When you add the coconut milk and yoghurt, firstly, shake the coconut milk can to remix the ingredients, when a can of coconut milk has sat for a while, it has a tendency to separate. If it still isn’t mixed on opening, gently stir it before adding to your curry.
Coconut milk can be prone to separating when it is overcooked, so make sure you turn down the heat and don’t over-stir it, only occasionally to stop the curry sticking to the bottom of the pan. Don’t despair if it does happen to separate, it will still taste great, it just might not be as visually appealing.
If you have time and want chicken that is extra tender, you can marinate the diced chicken in a natural yoghurt for at least 3 hours or overnight, before adding to your dish. The yoghurt will tenderise the meat, improving it’s texture and make it taste really delicious. You can use chicken breast for a leaner meat or boneless chicken thighs in this curry recipe too.
If you want to use different meats, I recommend turkey, mutton and lamb will work well in this recipe.
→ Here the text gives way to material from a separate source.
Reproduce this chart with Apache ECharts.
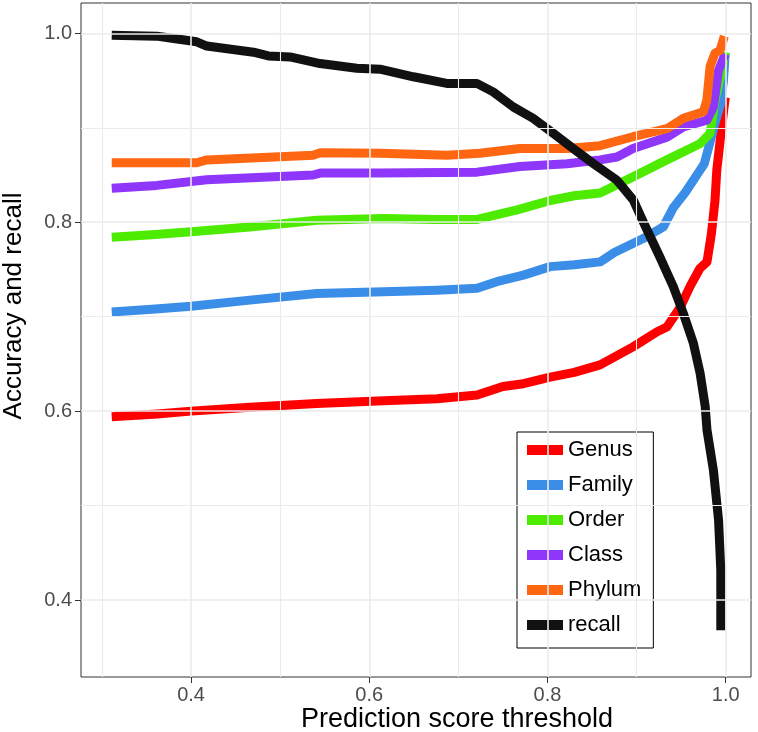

You can store your chicken korma once cooled, in an airtight container in the fridge. Keep for no more than 2 days before reheating thoroughly.
Yes you can, it will freeze, once cooled, for up to 3 months. You might find that the texture alters slightly out of the freezer but it will still taste good.
Quick Chicken Korma Curry with Coconut Milk
- 500 g Chicken Breast, diced
- 1 Onion
- 2 tbsp Korma Curry Paste
- 100 ml Chicken Stock
- 400 ml Coconut Milk
- 3 tbsp Natural Yoghurt
- 40 g Ground Almonds
- Finely grate the onion to a paste.
- Heat a little sunflower oil in a pan and add the onion, cook until it softens.
- Add the curry paste and cook gently for a couple of minutes until aromatic.
- Add the chicken and allow to cook for a minute, coating in the curry paste.
- Add the chicken stock and continue to cook for another minute.
- Add the coconut milk and yoghurt and turn down the heat, simmer for about 20 minutes until the sauce reduces down and thickens.
- Add the almonds, stir through and cook for 1 more minute. Sprinkle over some fresh coriander (optional) and serve.